[Code that draws figures]
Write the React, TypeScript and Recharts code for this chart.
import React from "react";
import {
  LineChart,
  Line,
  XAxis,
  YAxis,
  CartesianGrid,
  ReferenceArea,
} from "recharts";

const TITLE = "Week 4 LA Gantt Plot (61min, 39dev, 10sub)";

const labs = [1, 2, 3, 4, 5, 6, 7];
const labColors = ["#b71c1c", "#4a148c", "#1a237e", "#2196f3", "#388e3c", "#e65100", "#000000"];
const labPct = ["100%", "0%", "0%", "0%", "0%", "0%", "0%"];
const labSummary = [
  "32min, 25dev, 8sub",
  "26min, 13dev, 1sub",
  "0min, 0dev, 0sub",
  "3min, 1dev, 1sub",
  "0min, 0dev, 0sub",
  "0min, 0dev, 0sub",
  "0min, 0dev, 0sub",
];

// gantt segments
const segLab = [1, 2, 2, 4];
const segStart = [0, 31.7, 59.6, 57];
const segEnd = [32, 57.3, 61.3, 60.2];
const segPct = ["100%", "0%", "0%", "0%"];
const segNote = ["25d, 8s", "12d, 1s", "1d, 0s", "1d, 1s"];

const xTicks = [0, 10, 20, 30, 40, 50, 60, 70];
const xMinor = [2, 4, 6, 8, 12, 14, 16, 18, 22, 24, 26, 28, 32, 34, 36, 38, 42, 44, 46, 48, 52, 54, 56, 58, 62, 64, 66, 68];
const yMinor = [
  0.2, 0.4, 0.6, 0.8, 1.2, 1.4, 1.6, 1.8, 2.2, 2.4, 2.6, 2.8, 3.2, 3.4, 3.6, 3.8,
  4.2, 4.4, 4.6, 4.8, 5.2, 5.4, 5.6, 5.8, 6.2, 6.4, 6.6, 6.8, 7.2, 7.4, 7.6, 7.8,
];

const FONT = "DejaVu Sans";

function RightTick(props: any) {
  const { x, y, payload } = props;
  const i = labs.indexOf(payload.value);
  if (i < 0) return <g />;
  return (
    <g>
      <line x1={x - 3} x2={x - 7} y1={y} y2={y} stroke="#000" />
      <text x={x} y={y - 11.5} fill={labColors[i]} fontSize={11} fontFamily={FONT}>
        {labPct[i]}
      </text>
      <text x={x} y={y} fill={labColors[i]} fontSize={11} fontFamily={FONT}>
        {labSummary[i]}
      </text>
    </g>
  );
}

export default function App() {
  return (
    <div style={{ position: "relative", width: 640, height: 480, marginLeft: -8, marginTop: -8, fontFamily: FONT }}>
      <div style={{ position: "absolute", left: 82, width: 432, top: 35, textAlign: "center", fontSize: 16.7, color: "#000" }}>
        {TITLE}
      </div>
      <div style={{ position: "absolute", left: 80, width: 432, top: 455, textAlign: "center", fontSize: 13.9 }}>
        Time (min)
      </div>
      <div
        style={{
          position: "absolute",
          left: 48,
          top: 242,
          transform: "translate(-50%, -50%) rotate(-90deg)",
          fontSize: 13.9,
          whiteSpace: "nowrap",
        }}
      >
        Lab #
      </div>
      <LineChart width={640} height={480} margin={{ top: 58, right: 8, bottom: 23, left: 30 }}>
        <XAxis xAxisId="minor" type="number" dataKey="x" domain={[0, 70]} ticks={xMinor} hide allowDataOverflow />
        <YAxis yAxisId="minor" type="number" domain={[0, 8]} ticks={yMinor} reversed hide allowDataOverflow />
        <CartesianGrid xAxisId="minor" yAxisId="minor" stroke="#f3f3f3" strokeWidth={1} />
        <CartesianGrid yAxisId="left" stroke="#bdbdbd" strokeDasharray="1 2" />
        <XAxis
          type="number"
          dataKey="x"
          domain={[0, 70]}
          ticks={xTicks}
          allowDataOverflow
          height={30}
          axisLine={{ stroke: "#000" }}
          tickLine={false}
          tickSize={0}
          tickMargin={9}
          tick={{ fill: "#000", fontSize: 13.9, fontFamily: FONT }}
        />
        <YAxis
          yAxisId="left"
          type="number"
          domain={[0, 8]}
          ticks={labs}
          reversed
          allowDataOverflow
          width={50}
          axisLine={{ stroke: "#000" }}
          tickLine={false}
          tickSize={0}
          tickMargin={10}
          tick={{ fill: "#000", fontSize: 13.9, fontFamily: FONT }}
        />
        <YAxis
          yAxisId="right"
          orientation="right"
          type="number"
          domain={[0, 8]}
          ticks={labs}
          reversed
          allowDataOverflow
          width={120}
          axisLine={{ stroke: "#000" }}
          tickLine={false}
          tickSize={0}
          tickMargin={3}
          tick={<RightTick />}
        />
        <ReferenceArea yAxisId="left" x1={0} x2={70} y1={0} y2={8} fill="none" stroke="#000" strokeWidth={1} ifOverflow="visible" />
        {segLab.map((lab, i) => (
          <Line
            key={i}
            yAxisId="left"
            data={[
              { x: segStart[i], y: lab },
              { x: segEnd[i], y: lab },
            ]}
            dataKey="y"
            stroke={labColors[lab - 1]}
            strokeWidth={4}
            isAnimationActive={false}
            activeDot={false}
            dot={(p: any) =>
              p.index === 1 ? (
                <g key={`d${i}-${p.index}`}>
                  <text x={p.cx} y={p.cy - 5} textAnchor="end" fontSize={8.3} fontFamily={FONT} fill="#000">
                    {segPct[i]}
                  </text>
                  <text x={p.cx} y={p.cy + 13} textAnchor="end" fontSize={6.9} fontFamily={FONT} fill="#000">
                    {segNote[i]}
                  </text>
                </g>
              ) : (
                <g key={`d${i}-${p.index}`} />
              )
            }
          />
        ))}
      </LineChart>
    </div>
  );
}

* * *

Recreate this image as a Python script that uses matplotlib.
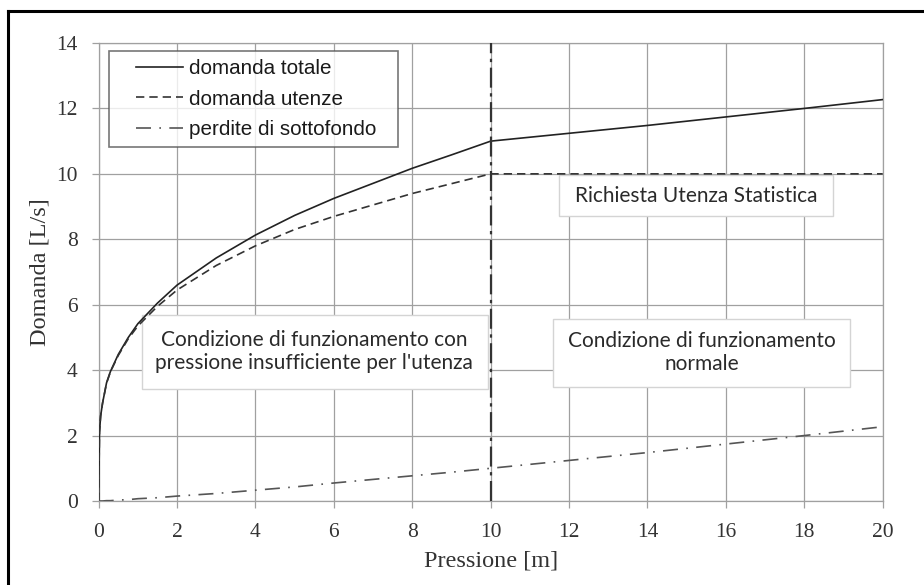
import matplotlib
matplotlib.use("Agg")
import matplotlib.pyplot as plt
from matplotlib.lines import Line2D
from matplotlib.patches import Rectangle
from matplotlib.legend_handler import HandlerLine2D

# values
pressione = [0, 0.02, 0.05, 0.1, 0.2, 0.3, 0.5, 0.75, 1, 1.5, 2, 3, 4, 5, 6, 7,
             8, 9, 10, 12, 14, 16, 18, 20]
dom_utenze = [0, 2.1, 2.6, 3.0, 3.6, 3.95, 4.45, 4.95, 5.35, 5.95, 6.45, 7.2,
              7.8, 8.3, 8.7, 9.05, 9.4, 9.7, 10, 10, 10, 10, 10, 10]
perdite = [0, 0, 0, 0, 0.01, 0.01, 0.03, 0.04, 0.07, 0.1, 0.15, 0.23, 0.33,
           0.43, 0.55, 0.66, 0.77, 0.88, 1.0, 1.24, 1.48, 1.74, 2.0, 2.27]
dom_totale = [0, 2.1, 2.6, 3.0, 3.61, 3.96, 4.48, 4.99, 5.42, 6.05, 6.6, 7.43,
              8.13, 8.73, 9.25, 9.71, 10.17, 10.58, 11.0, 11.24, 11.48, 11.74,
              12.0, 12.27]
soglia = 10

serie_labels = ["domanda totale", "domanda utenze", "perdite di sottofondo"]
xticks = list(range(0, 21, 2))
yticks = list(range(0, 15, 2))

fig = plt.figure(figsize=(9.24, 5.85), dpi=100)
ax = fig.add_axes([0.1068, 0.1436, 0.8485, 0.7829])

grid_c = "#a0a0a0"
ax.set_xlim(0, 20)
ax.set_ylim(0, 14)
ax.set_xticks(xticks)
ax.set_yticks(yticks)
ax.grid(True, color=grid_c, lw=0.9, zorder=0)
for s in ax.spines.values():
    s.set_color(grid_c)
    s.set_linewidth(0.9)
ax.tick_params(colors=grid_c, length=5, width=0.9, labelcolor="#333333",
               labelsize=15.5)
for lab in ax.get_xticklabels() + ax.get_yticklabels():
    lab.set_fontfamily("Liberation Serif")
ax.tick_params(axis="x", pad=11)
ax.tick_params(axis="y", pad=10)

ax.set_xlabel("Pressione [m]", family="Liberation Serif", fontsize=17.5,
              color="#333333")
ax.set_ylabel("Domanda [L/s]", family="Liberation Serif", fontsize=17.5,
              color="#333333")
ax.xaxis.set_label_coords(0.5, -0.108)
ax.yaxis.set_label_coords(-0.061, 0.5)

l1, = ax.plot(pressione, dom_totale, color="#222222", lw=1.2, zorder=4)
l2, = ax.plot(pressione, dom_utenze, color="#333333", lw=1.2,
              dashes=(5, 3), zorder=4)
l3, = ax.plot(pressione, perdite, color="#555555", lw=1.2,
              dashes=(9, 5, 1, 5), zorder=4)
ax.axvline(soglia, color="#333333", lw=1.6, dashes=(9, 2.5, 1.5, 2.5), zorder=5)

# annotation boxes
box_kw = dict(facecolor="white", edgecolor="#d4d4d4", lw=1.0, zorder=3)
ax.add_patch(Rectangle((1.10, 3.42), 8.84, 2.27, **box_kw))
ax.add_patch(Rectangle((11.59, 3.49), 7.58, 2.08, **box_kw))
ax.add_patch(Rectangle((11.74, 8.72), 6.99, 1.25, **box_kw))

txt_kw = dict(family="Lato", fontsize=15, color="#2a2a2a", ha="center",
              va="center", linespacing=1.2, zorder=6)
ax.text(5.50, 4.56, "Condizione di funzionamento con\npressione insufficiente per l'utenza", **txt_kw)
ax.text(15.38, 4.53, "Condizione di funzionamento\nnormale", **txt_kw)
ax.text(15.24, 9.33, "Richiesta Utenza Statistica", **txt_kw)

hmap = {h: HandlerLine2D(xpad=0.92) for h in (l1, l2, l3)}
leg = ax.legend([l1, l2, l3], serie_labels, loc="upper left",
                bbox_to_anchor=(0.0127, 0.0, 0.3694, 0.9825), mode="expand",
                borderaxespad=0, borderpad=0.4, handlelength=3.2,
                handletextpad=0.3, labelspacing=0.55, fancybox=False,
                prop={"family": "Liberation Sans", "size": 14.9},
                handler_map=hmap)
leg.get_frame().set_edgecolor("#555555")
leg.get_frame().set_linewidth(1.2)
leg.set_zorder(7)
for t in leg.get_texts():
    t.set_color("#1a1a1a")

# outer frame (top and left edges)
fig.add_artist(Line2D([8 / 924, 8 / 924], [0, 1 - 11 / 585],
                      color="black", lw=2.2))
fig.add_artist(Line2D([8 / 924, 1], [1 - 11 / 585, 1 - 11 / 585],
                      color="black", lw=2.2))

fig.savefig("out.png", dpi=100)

- Work required: Transcribe the lines above from the one with "Write the React, TypeScript" through the one with "LA Gantt Plot". Include both ends and leave out every other line.

- Output for this task:
Write the React, TypeScript and Recharts code for this chart.
import React from "react";
import {
  LineChart,
  Line,
  XAxis,
  YAxis,
  CartesianGrid,
  ReferenceArea,
} from "recharts";

const TITLE = "Week 4 LA Gantt Plot (61min, 39dev, 10sub)";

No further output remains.